Over the last several years, it had been hard for me to forgive him. I didn’t see him or talk to him much, while I waited to see what kind of man he would be and what kind of decisions he would make. Several months ago we began to rebuild our relationship, and talk again, and get coffee, and exchange text messages, and I saw a humbled man. A contrite man. A more feeble man. A good man.
And you can learn a lot about a man when you go through the place where he lived, and through his belongings, as I have begun to do over the last few days. I see a man who had a devotional, or a bible, or a journal, or a prayer book, or a book on the hard sayings of Jesus, or a workbook on finding freedom in Christ, on every table or nightstand or dresser or chair. Until the last day of his life, my dad was pursuing Jesus. I am proud of him.

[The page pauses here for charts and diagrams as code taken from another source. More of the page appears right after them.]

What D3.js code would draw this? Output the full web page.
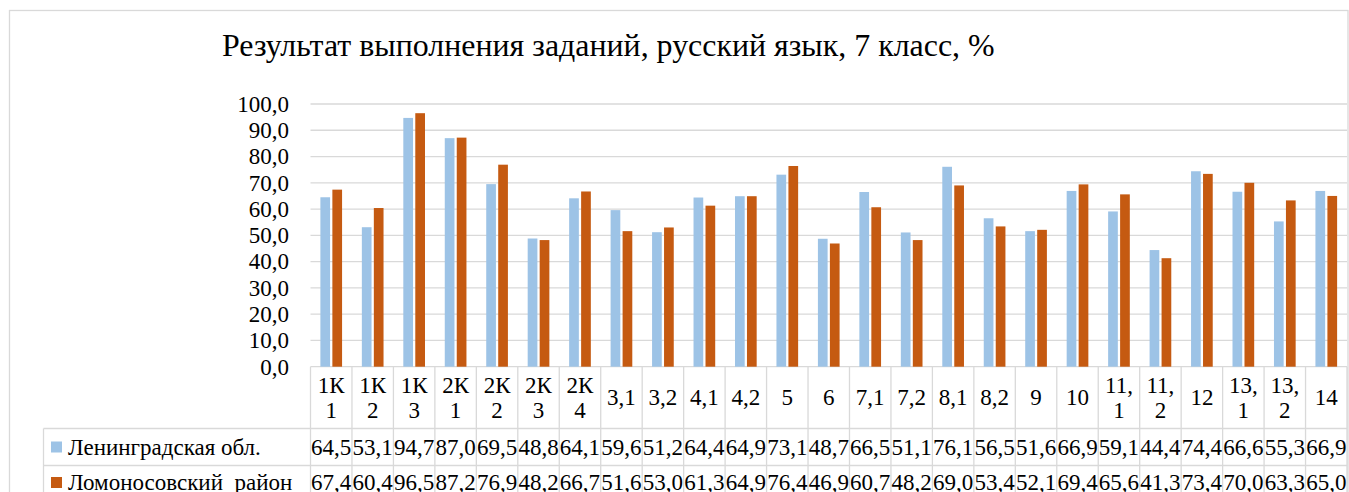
<!DOCTYPE html>
<html><head><meta charset="utf-8">
<script src="https://cdn.jsdelivr.net/npm/d3@7"></script>
<style>body{margin:0;background:#fff;}svg{display:block;}</style>
</head><body>
<svg id="c" width="1349" height="492"></svg>
<script>
const title = "Результат выполнения заданий, русский язык, 7 класс, %";
const categories = ["1К1","1К2","1К3","2К1","2К2","2К3","2К4","3,1","3,2","4,1","4,2","5","6","7,1","7,2","8,1","8,2","9","10","11,1","11,2","12","13,1","13,2","14"];
const tickLines = [["1К","1"],["1К","2"],["1К","3"],["2К","1"],["2К","2"],["2К","3"],["2К","4"],["3,1"],["3,2"],["4,1"],["4,2"],["5"],["6"],["7,1"],["7,2"],["8,1"],["8,2"],["9"],["10"],["11,","1"],["11,","2"],["12"],["13,","1"],["13,","2"],["14"]];
const seriesNames = ["Ленинградская обл.","Ломоносовский  район"];
const lenObl = [64.5,53.1,94.7,87.0,69.5,48.8,64.1,59.6,51.2,64.4,64.9,73.1,48.7,66.5,51.1,76.1,56.5,51.6,66.9,59.1,44.4,74.4,66.6,55.3,66.9];
const lomRayon = [67.4,60.4,96.5,87.2,76.9,48.2,66.7,51.6,53.0,61.3,64.9,76.4,46.9,60.7,48.2,69.0,53.4,52.1,69.4,65.6,41.3,73.4,70.0,63.3,65.0];
const yTicks = [0,10,20,30,40,50,60,70,80,90,100];
const colors = ["#9DC3E6","#C55A11"];

// pick the first serif family that is really installed
const cv = document.createElement("canvas").getContext("2d");
const probe = "Результат выполнения 100,0 Wmi";
const cands = ["Liberation Serif","Tinos","Times New Roman","FreeSerif","Noto Serif","DejaVu Serif"];
cv.font = "23px monospace"; const mono = cv.measureText(probe).width;
let FAM = "serif";
for (const f of cands) {
  cv.font = `23px "${f}", monospace`;
  if (Math.abs(cv.measureText(probe).width - mono) > 1) { FAM = `"${f}"`; break; }
}
const FF = FAM + ", serif";

const svg = d3.select("#c");
const grid = "#d9d9d9";
const fmt = v => d3.format(".1f")(v).replace(".", ",");
const txt = (sel) => sel.attr("font-family", FF).style("font-family", FF).attr("fill", "#000");

svg.append("rect").attr("x",9.5).attr("y",10.5).attr("width",1338.5).attr("height",520)
  .attr("fill","none").attr("stroke",grid).attr("stroke-width",1.3);

cv.font = `29px ${FF}`;
const tw = cv.measureText(title).width;
const tSize = tw > 0 ? Math.min(34, 29*773/tw) : 29;
svg.append("text").attr("x",222).attr("y",56).attr("font-size",tSize.toFixed(2)).call(txt).text(title);

const x0 = 310.5, x1 = 1347;
const x = d3.scaleBand().domain(categories).range([x0,x1]).paddingInner(0).paddingOuter(0);
const y = d3.scaleLinear().domain([0,100]).range([366.7,104]);
const bw = x.bandwidth();
const barW = bw*0.234, gap = bw*0.055;
const startOff = (bw - (2*barW+gap))/2;

svg.append("g").selectAll("line").data(yTicks).join("line")
  .attr("x1",x0).attr("x2",x1).attr("y1",d=>y(d)).attr("y2",d=>y(d))
  .attr("stroke",grid).attr("stroke-width",1.3);

svg.append("g").selectAll("text").data(yTicks).join("text")
  .attr("x",289).attr("y",d=>y(d)).attr("dy","0.34em").attr("text-anchor","end")
  .attr("font-size",23).call(txt).text(d=>fmt(d));

const series = [lenObl, lomRayon];
series.forEach((vals,si)=>{
  svg.append("g").selectAll("rect").data(vals).join("rect")
    .attr("x",(d,i)=>x(categories[i])+startOff+si*(barW+gap))
    .attr("width",barW)
    .attr("y",d=>y(d)).attr("height",d=>y(0)-y(d))
    .attr("fill",colors[si]);
});

const tTop = 366.7, r1 = 428.5, r2 = 465.5, r3 = 502.5, legX = 43.5;
const tg = svg.append("g").attr("stroke",grid).attr("stroke-width",1.3);
categories.forEach(c=>{
  tg.append("line").attr("x1",x(c)).attr("x2",x(c)).attr("y1",tTop).attr("y2",r3);
});
tg.append("line").attr("x1",x1).attr("x2",x1).attr("y1",tTop).attr("y2",r3);
tg.append("line").attr("x1",legX).attr("x2",legX).attr("y1",r1).attr("y2",r3);
[r1,r2,r3].forEach(r=>tg.append("line").attr("x1",legX).attr("x2",x1).attr("y1",r).attr("y2",r));

categories.forEach((c,i)=>{
  const lines = tickLines[i];
  const cx = x(c)+bw/2;
  const midY = (tTop+r1)/2;
  const lh = 25;
  lines.forEach((t,li)=>{
    svg.append("text").attr("x",cx).attr("y",midY + (li-(lines.length-1)/2)*lh)
      .attr("dy","0.34em").attr("text-anchor","middle")
      .attr("font-size",23).call(txt).text(t);
  });
});

const rowMid = [(r1+r2)/2, (r2+r3)/2 - 1.5];
series.forEach((vals,si)=>{
  svg.append("rect").attr("x",51).attr("y",rowMid[si]-5.5).attr("width",11).attr("height",11).attr("fill",colors[si]);
  svg.append("text").attr("x",68).attr("y",rowMid[si]).attr("dy","0.34em")
    .attr("font-size",23).call(txt)
    .style("white-space","pre").text(seriesNames[si]);
  svg.append("g").selectAll("text").data(vals).join("text")
    .attr("x",(d,i)=>x(categories[i])+bw/2).attr("y",rowMid[si]).attr("dy","0.34em")
    .attr("text-anchor","middle").attr("font-size",23).call(txt)
    .text(d=>fmt(d));
});
</script>
</body></html>
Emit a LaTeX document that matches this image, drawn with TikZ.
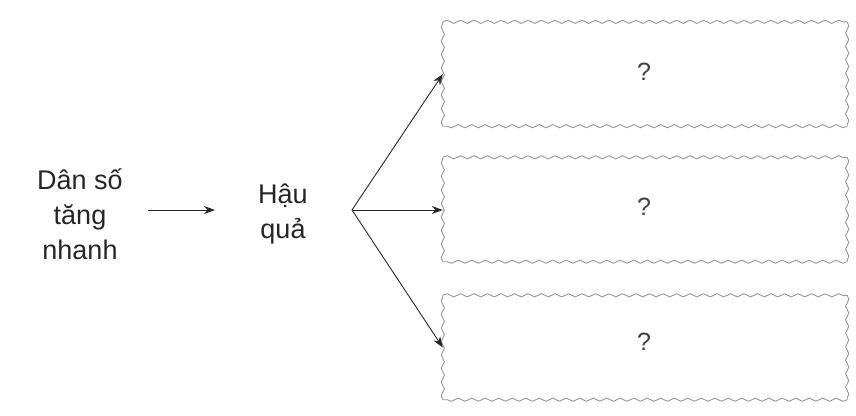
\documentclass[tikz,border=0pt]{standalone}
\usepackage{fontspec}
\setmainfont{Liberation Sans}
\usetikzlibrary{arrows.meta,decorations.pathmorphing}
\definecolor{boxgrey}{RGB}{150,150,150}
\definecolor{linegrey}{RGB}{40,40,40}
\tikzset{
  lbl/.style={align=center,inner sep=0pt,font=\fontsize{27}{35}\selectfont,text=black!85},
  qmark/.style={inner sep=0pt,font=\fontsize{25}{28}\selectfont,text=black!75},
  boxarea/.style={minimum width=404pt,minimum height=104pt,inner sep=0pt},
  wavyline/.style={draw=boxgrey,line width=0.9pt,line join=round,
     decorate,decoration={snake,segment length=13.5pt,amplitude=1.6pt}},
  arr/.style={draw=linegrey,line width=0.9pt,-{Stealth[length=11pt,width=8pt]}}
}
\newcommand{\wavyframe}[1]{%
  \draw[wavyline] (#1.north west) -- (#1.north east);
  \draw[wavyline] (#1.north east) -- (#1.south east);
  \draw[wavyline] (#1.south east) -- (#1.south west);
  \draw[wavyline] (#1.south west) -- (#1.north west);}
\begin{document}
\begin{tikzpicture}[x=1pt,y=-1pt]
\useasboundingbox (0,0) rectangle (856,415);
\node[lbl] (src) at (80,214) {Dân số\\tăng\\nhanh};
\node[lbl] (mid) at (283,214) {Hậu\\quả};
\coordinate (fork) at (352,210);
\node[boxarea] (b1) at (645,74) {};
\node[boxarea] (b2) at (645,209.5) {};
\node[boxarea] (b3) at (645,347.5) {};
\wavyframe{b1}
\wavyframe{b2}
\wavyframe{b3}
\node[qmark] (q1) at (644,72) {?};
\node[qmark] (q2) at (644,207) {?};
\node[qmark] (q3) at (644,342) {?};
\draw[arr,shorten <=25pt,shorten >=43pt] (src.east |- fork) -- (mid.west |- fork);
\draw[arr] (fork) -- (b1.west);
\draw[arr] (fork) -- (b2.west |- fork);
\draw[arr] (fork) -- (b3.west);
\end{tikzpicture}
\end{document}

You know the depth of my dad’s giftedness. And my dad knew the depth of his sin. And the good news of the gospel is that Jesus took the punishment for my dad’s sin, and my sin, and your sin, on the cross. There is a grace that is greater than all our sin. It’s amazing grace. And it not only saves wretches like us. But it leads us home.
That grace has led my dad home.
Until the end, my dad “fought the good fight, he finished the race, and he kept the faith” (2 Timothy 4:7). And that faith is in a Redeemer whose nail-scared hands reached down to my dad on his apartment floor, and said “come with me, Marshall, you’re free”. God’s grace reaches downward, and it reaches deeper than our sin, and it leads us home.
And that is my dad’s last sermon to us today.
That our hope is not in our giftedness, or our charm, or our reputations.
And our salvation is not won or lost depending on our performance.
Our hope, and our salvation, is in Christ alone. It was won by Christ alone.
Marshall Brown’s life – all of it – from beginning to end, the good and the bad, the successes and failures, are hidden in Christ. He was a good man. He was a great sinner. He has a great Savior.
The hard news of this week is that my dad is no longer here.
The good news of the gospel is that my dad is risen.